March 24, 2019

JBuilder 3: Building Java Apps Under Linux - page 6

Freely Available: JBuilder 3 Foundation for Linux

  • February 10, 2000
  • By Eric Foster-Johnson

Like most IDEs, JBuilder includes an integrated debugger. Turn on the debugging information setting to run the debugger after compiling code. This allows stepping through applications and helps track down problems.

An online tutorial helps you get started using the editor, UI designer, debugger and other modules.

A number of wizards dialogs that lead step-by-step through some tasks help speed up development. For example, the Project Wizard walks through the process of setting up a new project. Since JBuilder is built around a project-based organization, this can really help.

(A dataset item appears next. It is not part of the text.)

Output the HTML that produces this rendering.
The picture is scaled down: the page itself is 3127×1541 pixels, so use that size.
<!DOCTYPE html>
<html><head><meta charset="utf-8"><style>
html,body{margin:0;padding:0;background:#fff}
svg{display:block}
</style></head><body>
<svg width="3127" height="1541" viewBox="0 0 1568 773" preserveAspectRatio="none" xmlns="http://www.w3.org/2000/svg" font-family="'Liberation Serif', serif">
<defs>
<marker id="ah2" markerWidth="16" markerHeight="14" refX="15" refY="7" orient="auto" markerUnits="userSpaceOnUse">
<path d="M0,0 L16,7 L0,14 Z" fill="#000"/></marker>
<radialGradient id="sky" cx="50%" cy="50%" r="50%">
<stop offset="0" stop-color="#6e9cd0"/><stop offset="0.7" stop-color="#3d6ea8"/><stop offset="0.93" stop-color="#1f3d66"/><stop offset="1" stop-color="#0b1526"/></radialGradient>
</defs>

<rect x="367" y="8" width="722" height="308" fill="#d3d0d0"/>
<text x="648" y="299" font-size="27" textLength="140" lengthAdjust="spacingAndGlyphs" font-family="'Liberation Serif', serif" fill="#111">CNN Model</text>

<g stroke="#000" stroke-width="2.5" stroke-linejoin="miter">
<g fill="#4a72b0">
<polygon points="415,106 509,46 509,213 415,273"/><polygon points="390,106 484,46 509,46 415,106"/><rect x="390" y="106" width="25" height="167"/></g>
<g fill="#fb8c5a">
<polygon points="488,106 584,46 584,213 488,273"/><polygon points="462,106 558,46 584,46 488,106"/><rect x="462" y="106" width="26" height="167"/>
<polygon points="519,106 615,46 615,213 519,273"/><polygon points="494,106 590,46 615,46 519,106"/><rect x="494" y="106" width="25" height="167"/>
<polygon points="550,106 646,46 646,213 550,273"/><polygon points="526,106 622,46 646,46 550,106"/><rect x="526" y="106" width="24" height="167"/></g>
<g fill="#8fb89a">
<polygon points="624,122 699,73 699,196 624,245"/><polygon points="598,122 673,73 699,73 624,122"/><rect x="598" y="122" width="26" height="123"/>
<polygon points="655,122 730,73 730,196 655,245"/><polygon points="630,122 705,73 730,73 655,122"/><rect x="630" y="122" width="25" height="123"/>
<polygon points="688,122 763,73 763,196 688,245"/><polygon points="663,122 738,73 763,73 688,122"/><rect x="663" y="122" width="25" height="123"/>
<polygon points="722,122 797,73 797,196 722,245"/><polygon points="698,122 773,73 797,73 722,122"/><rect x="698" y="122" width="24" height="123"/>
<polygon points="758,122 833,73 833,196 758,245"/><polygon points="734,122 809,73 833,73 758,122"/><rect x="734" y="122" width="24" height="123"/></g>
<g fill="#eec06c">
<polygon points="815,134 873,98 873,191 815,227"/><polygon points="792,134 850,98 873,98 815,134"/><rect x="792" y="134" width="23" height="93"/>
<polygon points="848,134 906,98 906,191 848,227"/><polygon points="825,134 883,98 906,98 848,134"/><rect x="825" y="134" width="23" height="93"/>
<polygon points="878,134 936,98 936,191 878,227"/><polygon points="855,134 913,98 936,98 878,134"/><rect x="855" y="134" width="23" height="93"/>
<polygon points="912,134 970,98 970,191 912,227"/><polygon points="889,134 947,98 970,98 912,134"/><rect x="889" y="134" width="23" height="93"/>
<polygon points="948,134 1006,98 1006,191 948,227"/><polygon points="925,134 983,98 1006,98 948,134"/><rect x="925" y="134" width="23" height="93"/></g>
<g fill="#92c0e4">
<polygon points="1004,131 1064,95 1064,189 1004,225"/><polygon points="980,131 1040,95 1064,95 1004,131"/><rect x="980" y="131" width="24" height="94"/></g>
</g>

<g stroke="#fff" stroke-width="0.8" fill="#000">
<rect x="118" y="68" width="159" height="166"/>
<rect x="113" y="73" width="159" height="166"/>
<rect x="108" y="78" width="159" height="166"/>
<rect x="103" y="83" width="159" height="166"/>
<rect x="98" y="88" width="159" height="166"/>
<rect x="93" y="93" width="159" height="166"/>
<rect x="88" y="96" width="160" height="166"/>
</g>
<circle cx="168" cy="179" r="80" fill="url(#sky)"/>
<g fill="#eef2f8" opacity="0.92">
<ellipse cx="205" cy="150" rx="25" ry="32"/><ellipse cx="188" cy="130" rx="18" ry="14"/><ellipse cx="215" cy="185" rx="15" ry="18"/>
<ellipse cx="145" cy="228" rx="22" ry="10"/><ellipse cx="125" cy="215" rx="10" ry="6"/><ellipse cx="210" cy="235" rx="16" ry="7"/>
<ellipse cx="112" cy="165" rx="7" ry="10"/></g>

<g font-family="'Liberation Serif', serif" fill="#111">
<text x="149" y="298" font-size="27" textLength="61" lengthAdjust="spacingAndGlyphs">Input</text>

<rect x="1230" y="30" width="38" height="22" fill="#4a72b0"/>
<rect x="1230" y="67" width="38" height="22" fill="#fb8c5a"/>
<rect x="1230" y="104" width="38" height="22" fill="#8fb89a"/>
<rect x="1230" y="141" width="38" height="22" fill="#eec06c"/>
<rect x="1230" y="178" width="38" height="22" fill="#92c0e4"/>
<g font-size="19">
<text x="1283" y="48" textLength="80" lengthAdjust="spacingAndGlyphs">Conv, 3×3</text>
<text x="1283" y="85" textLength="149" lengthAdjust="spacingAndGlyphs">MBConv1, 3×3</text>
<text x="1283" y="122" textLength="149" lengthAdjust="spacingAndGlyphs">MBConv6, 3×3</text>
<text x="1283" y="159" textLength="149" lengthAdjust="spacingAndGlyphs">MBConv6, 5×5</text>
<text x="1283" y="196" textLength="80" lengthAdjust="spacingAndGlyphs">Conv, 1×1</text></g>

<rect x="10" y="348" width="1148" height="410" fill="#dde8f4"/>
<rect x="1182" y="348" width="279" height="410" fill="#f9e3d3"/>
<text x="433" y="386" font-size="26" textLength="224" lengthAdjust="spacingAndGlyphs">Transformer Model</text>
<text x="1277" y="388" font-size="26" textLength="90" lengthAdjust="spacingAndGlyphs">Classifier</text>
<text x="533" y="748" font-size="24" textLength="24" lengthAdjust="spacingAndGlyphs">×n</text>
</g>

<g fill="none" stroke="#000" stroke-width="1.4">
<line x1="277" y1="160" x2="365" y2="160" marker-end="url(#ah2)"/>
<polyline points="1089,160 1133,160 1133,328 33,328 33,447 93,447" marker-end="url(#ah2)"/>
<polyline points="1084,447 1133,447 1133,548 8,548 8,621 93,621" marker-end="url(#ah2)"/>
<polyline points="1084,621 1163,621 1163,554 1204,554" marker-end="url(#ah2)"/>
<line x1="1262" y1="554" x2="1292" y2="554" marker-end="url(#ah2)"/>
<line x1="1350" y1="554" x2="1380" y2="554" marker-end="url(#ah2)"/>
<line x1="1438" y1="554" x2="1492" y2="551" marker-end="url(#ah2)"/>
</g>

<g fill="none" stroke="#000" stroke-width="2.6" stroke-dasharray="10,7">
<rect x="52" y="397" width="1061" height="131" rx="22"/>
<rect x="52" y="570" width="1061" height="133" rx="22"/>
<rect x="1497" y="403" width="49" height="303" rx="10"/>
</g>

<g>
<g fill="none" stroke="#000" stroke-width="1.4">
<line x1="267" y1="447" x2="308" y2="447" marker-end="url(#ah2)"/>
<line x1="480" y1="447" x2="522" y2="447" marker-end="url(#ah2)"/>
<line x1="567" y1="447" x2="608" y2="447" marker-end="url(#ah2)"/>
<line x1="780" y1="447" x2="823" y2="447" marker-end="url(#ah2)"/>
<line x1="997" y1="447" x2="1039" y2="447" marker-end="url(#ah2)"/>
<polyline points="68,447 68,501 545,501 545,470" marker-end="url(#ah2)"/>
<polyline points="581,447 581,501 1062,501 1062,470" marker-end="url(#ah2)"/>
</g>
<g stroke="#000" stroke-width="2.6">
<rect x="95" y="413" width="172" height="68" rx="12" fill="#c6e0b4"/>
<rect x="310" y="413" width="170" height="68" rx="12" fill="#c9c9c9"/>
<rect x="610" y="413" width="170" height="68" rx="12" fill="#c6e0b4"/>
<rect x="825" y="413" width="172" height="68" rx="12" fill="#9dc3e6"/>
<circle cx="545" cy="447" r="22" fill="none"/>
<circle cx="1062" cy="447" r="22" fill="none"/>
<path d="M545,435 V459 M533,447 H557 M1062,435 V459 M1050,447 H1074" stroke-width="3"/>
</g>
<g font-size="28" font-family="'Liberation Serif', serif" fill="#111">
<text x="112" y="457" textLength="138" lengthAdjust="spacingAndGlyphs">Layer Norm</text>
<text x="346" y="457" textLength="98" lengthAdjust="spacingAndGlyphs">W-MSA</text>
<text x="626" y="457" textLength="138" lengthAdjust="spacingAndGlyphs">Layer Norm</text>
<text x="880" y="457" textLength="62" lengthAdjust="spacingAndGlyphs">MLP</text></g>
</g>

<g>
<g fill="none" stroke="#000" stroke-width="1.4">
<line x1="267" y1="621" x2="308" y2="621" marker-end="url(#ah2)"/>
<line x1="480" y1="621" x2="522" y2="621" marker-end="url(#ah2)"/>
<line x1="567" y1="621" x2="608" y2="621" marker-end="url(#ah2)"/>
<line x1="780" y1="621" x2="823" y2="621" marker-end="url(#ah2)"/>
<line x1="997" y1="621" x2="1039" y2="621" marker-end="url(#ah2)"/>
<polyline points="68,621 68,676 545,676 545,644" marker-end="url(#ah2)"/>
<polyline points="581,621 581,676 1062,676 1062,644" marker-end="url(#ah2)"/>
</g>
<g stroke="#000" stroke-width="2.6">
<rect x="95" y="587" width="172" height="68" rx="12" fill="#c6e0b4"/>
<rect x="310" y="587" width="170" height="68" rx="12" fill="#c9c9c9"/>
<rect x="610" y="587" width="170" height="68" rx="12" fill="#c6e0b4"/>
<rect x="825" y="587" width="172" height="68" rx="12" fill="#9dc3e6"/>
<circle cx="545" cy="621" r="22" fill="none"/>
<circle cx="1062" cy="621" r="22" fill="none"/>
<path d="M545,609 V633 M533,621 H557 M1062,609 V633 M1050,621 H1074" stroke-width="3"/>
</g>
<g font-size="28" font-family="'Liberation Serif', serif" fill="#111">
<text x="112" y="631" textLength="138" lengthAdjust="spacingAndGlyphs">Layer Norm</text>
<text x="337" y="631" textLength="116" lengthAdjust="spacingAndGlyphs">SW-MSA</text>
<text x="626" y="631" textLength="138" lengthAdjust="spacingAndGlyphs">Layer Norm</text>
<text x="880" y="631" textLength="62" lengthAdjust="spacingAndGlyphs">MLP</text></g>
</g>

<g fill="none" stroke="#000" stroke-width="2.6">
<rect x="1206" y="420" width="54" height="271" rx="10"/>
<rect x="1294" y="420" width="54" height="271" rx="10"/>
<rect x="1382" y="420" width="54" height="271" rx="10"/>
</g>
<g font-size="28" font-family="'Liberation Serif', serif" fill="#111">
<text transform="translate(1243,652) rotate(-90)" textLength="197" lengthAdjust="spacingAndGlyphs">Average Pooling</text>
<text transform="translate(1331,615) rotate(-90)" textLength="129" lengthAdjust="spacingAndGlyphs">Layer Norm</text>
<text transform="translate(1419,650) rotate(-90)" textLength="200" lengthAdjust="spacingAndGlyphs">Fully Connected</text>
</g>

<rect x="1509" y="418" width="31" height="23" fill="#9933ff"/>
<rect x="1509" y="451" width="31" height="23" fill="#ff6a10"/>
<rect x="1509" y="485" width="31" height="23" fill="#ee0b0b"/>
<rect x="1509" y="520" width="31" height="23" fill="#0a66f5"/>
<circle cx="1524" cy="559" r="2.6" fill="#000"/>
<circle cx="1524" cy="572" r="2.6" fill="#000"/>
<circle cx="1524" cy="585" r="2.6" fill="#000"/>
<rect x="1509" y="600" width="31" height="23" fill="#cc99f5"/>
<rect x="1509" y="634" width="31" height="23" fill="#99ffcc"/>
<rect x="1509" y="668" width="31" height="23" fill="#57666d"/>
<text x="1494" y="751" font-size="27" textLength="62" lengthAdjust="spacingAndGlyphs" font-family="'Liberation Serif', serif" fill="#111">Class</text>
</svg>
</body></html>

An object gallery lists wizards available by object type, such as applications or applets. For example, Applet Wizard helps create applets. The wizard automates creating a shell applet Java source file as well as a shell HTML file to launch the applet.

You can customize a lot of JBuilder, including where the integrated text editor places the curly braces that begin a block. You can use the end of line style (often called Kernighan and Ritchie, or K&R style, named for the coding style used in their book, the C Programming Language). For example:

public void doMyStuff() {
    if (condition) {

You can also place the beginning curly brace on the next line, like so:

public void doMyStuff()
    if (condition)

A handy setting permits changing this on a project-by-project basis.

In addition to the per-project settings, there are also controls for the IDE application in general. For example, switch between the IBM Common User Access, or CUA, and emacs settings. While the online help lists all the key bindings for both settings, it never gets around to explaining what CUA is in the first place. (CUA was originally developed by IBM, but most people are familiar with it from Windows. CUA defines the very basics of how a graphical interface should behave. Motif applications and the OS/2 Presentation Manager also follow the CUA guidelines. The main aspect of CUA lies in the keyboard shortcuts, which are quite different from emacs. For example, with CUA, you use Ctrl-X for cut, Ctrl-C for copy, and Ctrl-V for paste, which originated in the Macintosh interface.)

I couldn't find how to switch the editor entirely to something like emacs. But then, if you really want to use emacs, you more than likely won't enjoy using an integrated development environment.

One thing I really liked in the editor was a set of code templates, which allow you to more quickly enter common Java patterns. For example, the try-catch block:

try { 
catch (Exception ex) { 

This code template places the cursor inside the try block, so you can just start typing. The neat thing about these templates is that you can alter them to suit your preferences.